::: Collected data
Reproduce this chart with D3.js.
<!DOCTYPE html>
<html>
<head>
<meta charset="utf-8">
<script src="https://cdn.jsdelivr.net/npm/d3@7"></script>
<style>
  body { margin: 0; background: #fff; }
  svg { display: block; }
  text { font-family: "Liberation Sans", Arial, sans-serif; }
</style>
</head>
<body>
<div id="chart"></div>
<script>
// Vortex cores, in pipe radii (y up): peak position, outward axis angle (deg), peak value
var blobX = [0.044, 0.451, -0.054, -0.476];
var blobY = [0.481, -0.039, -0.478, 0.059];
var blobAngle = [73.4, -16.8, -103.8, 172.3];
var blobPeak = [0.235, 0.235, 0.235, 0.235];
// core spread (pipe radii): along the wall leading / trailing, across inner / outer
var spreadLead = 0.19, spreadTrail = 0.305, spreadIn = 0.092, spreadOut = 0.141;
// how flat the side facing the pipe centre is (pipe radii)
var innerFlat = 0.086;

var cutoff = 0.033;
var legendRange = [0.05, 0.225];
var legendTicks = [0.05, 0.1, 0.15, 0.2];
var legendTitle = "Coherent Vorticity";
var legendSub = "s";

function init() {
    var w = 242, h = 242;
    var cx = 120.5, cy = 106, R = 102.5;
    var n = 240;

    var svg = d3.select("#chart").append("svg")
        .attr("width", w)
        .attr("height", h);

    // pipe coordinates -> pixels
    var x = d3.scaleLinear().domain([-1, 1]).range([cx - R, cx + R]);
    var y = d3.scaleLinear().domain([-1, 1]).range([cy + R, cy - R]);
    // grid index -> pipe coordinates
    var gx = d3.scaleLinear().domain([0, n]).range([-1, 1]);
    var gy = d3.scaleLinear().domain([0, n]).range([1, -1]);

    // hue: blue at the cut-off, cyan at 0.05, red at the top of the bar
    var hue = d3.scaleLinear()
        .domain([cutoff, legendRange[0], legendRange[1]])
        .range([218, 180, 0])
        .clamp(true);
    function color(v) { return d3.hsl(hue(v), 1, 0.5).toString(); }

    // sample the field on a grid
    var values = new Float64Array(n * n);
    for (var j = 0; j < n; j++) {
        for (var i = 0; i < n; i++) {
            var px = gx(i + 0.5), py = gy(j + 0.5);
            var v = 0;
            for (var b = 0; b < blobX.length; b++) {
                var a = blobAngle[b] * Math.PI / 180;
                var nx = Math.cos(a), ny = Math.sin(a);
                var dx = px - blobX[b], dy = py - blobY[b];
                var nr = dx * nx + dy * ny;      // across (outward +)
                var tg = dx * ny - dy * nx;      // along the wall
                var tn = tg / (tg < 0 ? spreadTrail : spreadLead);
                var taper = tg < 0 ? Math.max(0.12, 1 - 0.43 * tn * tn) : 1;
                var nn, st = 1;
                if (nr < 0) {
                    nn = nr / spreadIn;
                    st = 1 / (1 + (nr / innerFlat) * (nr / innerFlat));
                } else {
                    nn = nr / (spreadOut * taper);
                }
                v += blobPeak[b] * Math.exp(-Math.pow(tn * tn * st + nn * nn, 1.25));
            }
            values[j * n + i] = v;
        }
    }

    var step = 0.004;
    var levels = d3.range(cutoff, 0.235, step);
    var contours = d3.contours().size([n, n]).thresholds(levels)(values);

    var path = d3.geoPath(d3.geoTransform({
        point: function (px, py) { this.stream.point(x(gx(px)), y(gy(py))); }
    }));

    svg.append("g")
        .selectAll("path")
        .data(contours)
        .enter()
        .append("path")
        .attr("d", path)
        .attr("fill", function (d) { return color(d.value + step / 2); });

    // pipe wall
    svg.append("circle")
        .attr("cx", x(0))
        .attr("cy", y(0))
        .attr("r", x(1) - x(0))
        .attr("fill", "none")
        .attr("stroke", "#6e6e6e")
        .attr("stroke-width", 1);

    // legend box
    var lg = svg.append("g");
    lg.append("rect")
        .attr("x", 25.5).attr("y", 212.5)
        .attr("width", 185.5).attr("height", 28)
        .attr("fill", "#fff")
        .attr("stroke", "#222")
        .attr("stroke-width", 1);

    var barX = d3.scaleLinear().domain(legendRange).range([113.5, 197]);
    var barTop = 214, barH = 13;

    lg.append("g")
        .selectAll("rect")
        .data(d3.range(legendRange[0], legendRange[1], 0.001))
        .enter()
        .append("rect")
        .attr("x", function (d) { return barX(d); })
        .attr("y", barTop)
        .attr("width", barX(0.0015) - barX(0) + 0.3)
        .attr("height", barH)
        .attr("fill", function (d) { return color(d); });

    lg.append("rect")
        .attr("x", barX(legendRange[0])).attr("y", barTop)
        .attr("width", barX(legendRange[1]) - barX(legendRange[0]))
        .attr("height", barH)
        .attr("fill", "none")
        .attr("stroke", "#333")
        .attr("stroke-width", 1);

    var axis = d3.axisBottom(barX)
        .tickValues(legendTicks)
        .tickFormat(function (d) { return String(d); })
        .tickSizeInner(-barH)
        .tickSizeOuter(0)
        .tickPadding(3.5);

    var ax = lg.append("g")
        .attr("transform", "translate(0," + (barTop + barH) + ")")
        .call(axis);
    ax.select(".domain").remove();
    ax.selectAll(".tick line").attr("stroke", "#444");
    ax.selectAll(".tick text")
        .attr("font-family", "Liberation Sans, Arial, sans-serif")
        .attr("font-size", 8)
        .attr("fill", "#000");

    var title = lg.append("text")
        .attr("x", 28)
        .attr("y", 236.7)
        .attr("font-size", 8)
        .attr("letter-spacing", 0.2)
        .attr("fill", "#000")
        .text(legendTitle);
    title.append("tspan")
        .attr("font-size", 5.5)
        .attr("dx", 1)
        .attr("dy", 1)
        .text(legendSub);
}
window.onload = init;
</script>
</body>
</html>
::::::
§ **Task brief**:
Go through the listing above and restate it word for word.

§ **Full output**:
Reproduce this chart with D3.js.
<!DOCTYPE html>
<html>
<head>
<meta charset="utf-8">
<script src="https://cdn.jsdelivr.net/npm/d3@7"></script>
<style>
  body { margin: 0; background: #fff; }
  svg { display: block; }
  text { font-family: "Liberation Sans", Arial, sans-serif; }
</style>
</head>
<body>
<div id="chart"></div>
<script>
// Vortex cores, in pipe radii (y up): peak position, outward axis angle (deg), peak value
var blobX = [0.044, 0.451, -0.054, -0.476];
var blobY = [0.481, -0.039, -0.478, 0.059];
var blobAngle = [73.4, -16.8, -103.8, 172.3];
var blobPeak = [0.235, 0.235, 0.235, 0.235];
// core spread (pipe radii): along the wall leading / trailing, across inner / outer
var spreadLead = 0.19, spreadTrail = 0.305, spreadIn = 0.092, spreadOut = 0.141;
// how flat the side facing the pipe centre is (pipe radii)
var innerFlat = 0.086;

var cutoff = 0.033;
var legendRange = [0.05, 0.225];
var legendTicks = [0.05, 0.1, 0.15, 0.2];
var legendTitle = "Coherent Vorticity";
var legendSub = "s";

function init() {
    var w = 242, h = 242;
    var cx = 120.5, cy = 106, R = 102.5;
    var n = 240;

    var svg = d3.select("#chart").append("svg")
        .attr("width", w)
        .attr("height", h);

    // pipe coordinates -> pixels
    var x = d3.scaleLinear().domain([-1, 1]).range([cx - R, cx + R]);
    var y = d3.scaleLinear().domain([-1, 1]).range([cy + R, cy - R]);
    // grid index -> pipe coordinates
    var gx = d3.scaleLinear().domain([0, n]).range([-1, 1]);
    var gy = d3.scaleLinear().domain([0, n]).range([1, -1]);

    // hue: blue at the cut-off, cyan at 0.05, red at the top of the bar
    var hue = d3.scaleLinear()
        .domain([cutoff, legendRange[0], legendRange[1]])
        .range([218, 180, 0])
        .clamp(true);
    function color(v) { return d3.hsl(hue(v), 1, 0.5).toString(); }

    // sample the field on a grid
    var values = new Float64Array(n * n);
    for (var j = 0; j < n; j++) {
        for (var i = 0; i < n; i++) {
            var px = gx(i + 0.5), py = gy(j + 0.5);
            var v = 0;
            for (var b = 0; b < blobX.length; b++) {
                var a = blobAngle[b] * Math.PI / 180;
                var nx = Math.cos(a), ny = Math.sin(a);
                var dx = px - blobX[b], dy = py - blobY[b];
                var nr = dx * nx + dy * ny;      // across (outward +)
                var tg = dx * ny - dy * nx;      // along the wall
                var tn = tg / (tg < 0 ? spreadTrail : spreadLead);
                var taper = tg < 0 ? Math.max(0.12, 1 - 0.43 * tn * tn) : 1;
                var nn, st = 1;
                if (nr < 0) {
                    nn = nr / spreadIn;
                    st = 1 / (1 + (nr / innerFlat) * (nr / innerFlat));
                } else {
                    nn = nr / (spreadOut * taper);
                }
                v += blobPeak[b] * Math.exp(-Math.pow(tn * tn * st + nn * nn, 1.25));
            }
            values[j * n + i] = v;
        }
    }

    var step = 0.004;
    var levels = d3.range(cutoff, 0.235, step);
    var contours = d3.contours().size([n, n]).thresholds(levels)(values);

    var path = d3.geoPath(d3.geoTransform({
        point: function (px, py) { this.stream.point(x(gx(px)), y(gy(py))); }
    }));

    svg.append("g")
        .selectAll("path")
        .data(contours)
        .enter()
        .append("path")
        .attr("d", path)
        .attr("fill", function (d) { return color(d.value + step / 2); });

    // pipe wall
    svg.append("circle")
        .attr("cx", x(0))
        .attr("cy", y(0))
        .attr("r", x(1) - x(0))
        .attr("fill", "none")
        .attr("stroke", "#6e6e6e")
        .attr("stroke-width", 1);

    // legend box
    var lg = svg.append("g");
    lg.append("rect")
        .attr("x", 25.5).attr("y", 212.5)
        .attr("width", 185.5).attr("height", 28)
        .attr("fill", "#fff")
        .attr("stroke", "#222")
        .attr("stroke-width", 1);

    var barX = d3.scaleLinear().domain(legendRange).range([113.5, 197]);
    var barTop = 214, barH = 13;

    lg.append("g")
        .selectAll("rect")
        .data(d3.range(legendRange[0], legendRange[1], 0.001))
        .enter()
        .append("rect")
        .attr("x", function (d) { return barX(d); })
        .attr("y", barTop)
        .attr("width", barX(0.0015) - barX(0) + 0.3)
        .attr("height", barH)
        .attr("fill", function (d) { return color(d); });

    lg.append("rect")
        .attr("x", barX(legendRange[0])).attr("y", barTop)
        .attr("width", barX(legendRange[1]) - barX(legendRange[0]))
        .attr("height", barH)
        .attr("fill", "none")
        .attr("stroke", "#333")
        .attr("stroke-width", 1);

    var axis = d3.axisBottom(barX)
        .tickValues(legendTicks)
        .tickFormat(function (d) { return String(d); })
        .tickSizeInner(-barH)
        .tickSizeOuter(0)
        .tickPadding(3.5);

    var ax = lg.append("g")
        .attr("transform", "translate(0," + (barTop + barH) + ")")
        .call(axis);
    ax.select(".domain").remove();
    ax.selectAll(".tick line").attr("stroke", "#444");
    ax.selectAll(".tick text")
        .attr("font-family", "Liberation Sans, Arial, sans-serif")
        .attr("font-size", 8)
        .attr("fill", "#000");

    var title = lg.append("text")
        .attr("x", 28)
        .attr("y", 236.7)
        .attr("font-size", 8)
        .attr("letter-spacing", 0.2)
        .attr("fill", "#000")
        .text(legendTitle);
    title.append("tspan")
        .attr("font-size", 5.5)
        .attr("dx", 1)
        .attr("dy", 1)
        .text(legendSub);
}
window.onload = init;
</script>
</body>
</html>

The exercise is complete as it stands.